Hallo N.,
wie schon angedeutet, ist das keine Frage von „Marken“. Inhaber von Marken handeln mit Tee, sie erzeugen ihn nicht. D.h. sie kaufen ihn auf dem Weltmarkt, wobei sowohl die nachgefragte Menge als auch der Marktpreis in aller Regel keinen Verzicht auf Pestizide zulassen - das würde die Ertragsmenge reduzieren und sich entsprechend ungünstig auf das Verhältnis Deckungskosten (das ist die Summe sämtlicher ausgabenwirksamen Kosten) zu Erntemenge auswirken. Das muss erst einmal über einen entsprechend erhöhten Preis aufgebracht werden, den nur ein Teil der Kundschaft überhaupt bereit ist, aufzubringen. Da dieser Teil der Kundschaft nicht sonderlich groß ist, ist er für die großen Marken nur von begrenztem Interesse.
Glücklicherweise ist das eine Marktnische, die immerhin noch groß genug ist, um von kleineren Anbietern bedient zu werden. Allerdings: grundsätzlich ist Misstrauen angebracht, wenn Ware angeboten wird, deren Bio-Qualität nicht von einer unabhängigen, vertrauenswürdigen Stelle zertifiziert ist. Womit wir bei den Bio-Siegeln wären und der Frage ihrer Vertrauenswürdigkeit. In China (weltweit mit Abstand der größte Produzent von Grüntee) gibt es einige Bio-Siegel. Sie gelten nicht alle als vertrauenswürdig, angeblich nehmen es einige Zertifizierer mit der Kontrolle nicht sonderlich ernst, so lange die Kasse stimmt.

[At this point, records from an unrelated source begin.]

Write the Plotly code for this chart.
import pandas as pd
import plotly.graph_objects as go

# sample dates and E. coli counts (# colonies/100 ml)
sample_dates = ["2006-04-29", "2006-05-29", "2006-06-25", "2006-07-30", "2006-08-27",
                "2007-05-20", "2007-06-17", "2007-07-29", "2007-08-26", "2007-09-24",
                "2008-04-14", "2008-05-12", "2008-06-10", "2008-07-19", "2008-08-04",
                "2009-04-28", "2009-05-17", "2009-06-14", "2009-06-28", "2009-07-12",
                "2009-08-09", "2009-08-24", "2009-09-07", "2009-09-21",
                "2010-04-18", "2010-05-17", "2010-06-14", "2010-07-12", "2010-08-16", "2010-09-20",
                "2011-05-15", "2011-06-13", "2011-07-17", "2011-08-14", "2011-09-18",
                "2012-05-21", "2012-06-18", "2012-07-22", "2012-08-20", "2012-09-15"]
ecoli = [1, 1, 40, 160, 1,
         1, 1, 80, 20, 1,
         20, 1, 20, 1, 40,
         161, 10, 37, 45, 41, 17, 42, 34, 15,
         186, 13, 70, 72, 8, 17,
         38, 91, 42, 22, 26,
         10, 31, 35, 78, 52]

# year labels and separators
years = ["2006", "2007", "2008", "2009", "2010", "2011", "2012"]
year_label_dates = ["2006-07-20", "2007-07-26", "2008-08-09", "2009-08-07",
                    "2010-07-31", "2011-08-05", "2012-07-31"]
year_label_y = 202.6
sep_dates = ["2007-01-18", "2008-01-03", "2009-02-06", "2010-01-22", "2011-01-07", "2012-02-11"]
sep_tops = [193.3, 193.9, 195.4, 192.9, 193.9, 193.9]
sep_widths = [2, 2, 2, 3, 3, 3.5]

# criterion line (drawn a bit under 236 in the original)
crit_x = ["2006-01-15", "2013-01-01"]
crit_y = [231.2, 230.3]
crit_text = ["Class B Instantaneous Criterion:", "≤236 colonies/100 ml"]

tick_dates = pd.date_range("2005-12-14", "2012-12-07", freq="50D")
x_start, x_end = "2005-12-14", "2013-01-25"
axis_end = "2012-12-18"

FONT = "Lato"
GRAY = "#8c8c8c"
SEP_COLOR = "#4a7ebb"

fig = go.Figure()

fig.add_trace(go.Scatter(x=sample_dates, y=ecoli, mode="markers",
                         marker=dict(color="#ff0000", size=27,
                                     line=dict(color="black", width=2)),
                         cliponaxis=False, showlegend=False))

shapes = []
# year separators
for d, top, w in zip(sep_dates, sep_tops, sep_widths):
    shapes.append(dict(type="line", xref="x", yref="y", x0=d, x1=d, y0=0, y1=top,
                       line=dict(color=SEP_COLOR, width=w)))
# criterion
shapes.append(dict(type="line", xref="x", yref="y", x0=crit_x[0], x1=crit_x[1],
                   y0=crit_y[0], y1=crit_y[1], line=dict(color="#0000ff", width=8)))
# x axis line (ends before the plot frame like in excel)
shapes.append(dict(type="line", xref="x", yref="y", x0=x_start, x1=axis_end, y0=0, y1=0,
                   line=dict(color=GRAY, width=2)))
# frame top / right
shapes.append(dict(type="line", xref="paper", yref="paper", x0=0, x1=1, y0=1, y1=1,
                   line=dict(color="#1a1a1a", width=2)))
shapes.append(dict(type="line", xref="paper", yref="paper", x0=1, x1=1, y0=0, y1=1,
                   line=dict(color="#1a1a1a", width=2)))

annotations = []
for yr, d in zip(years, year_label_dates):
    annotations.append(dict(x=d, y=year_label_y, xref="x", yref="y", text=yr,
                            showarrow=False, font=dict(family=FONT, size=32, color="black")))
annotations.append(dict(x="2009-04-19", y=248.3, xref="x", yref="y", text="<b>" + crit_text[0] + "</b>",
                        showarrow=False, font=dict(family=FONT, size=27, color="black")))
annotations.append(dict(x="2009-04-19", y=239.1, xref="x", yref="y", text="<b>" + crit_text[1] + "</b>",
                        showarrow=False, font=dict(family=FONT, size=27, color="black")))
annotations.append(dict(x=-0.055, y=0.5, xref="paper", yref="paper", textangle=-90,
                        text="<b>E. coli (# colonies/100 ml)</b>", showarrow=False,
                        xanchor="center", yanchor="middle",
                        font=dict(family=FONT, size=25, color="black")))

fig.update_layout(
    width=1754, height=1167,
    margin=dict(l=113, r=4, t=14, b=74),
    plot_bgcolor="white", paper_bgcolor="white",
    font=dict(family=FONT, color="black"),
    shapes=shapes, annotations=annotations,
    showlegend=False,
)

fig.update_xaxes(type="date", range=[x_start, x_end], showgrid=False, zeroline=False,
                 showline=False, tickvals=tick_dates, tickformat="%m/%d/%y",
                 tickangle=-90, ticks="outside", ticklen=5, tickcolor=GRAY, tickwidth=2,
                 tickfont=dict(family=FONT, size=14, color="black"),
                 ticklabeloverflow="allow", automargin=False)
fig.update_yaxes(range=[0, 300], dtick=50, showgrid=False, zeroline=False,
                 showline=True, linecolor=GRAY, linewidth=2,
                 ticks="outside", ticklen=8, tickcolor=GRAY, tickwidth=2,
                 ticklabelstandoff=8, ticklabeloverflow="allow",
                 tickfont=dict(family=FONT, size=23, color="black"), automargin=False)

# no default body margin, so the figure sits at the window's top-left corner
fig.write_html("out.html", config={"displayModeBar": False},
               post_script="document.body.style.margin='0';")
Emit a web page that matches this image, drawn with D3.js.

Aus diesem Grund gibt es auch Händler in Deutschland, die Tee mit europäischem bzw. deutschem Bio-Siegel anbieten (das deutsche Siegel zeigt übrigens keinen ‚Mehrwert‘ an, es darf halt zusätzlich zum europäischen geführt werden). Streng genommen ist damit allerdings nicht die Ware, sondern der Händler bzw. Importeur zertifiziert. Was bedeutet das Siegel nun konkret?
Grüntee wird aus Nicht-EU-Ländern, sog. Drittländern, importiert. Wenn Importe aus Drittländern als Ökoprodukt vermarktet werden sollen, dann müssen im Land der Produktion Vorschriften und Kontrollmaßnahmen implementiert sein, die mit den einschlägigen EU-Rechtsvorschriften gleichwertig sind. Das ist zunächst einmal bei sog. anerkannten Drittländern der Fall - sie finden sich in Anhang III der VO (EG) Nr. 1235/2008. China ist da nicht dabei, dafür aber Indien.
Bei nicht anerkannten Drittländern muss die dortige (vom Produzenten natürlich bezahlte) Zertifizierungs-Agentur (Drittlands-Kontrollstelle) durch die EU-Kommission zugelassen sein - die zugelassenen Kontrollstellen wiederum finden sich in Anhang IV der o.g. EU-Verordnung. Der Exporteur des Grüntees (Du liest richtig, nicht die Drittland-Kontrollstelle) stellt dann eine Kontrollbescheinigung für die Einfuhr von Erzeugnissen aus ökologischer Landwirtschaft / biologischem Landbau in die Europäische Gemeinschaft gem. Anhang V unserer famosen EG-Verordnung aus. Der Importeur wiederum gibt eine Kopie davon an seinen eigenen Zertifizierer - eine einheimische, private Ökokontrollstelle, die den Import registriert (den sie nicht notwendig auch überprüft hat). Das Original der Kontrollbescheinigung geht an den Zoll - die spielen da ja auch noch mit. Außerdem überprüft der Importeur (! auch hier: nicht seine Zertifizierungsstelle) die Ware (Wareneingangsprüfung), stellt darüber eine Kontrollbescheinigung aus und sendet diese zurück an den Exporteur, der sie als Nachweis für seine eigene Kontrollstelle braucht. Wie und ob er z.B. nach Pestizidrückständen sucht, bleibt ihm überlassen. In aller Regel hat er gar nicht die Möglichkeit, dies zu tun, sondern müsste das an ein Labor outsourcen. Was - zusätzlich zu den Kosten für die Zertifizierungsstellen - nicht gerade wenig kostet.
Jedenfalls - dann erhält die Ware eine Öko-Kontroll-Nummer (die findet man auf der Verpackung) und darf mit dem EU-Bio-Logo und auf Wunsch zusätzlich mit dem Deutschen Bio-Siegel gekennzeichnet werden. Wasserdicht ist das alles wirklich nicht, aber derzeit das Beste, was man hierzulande kriegt.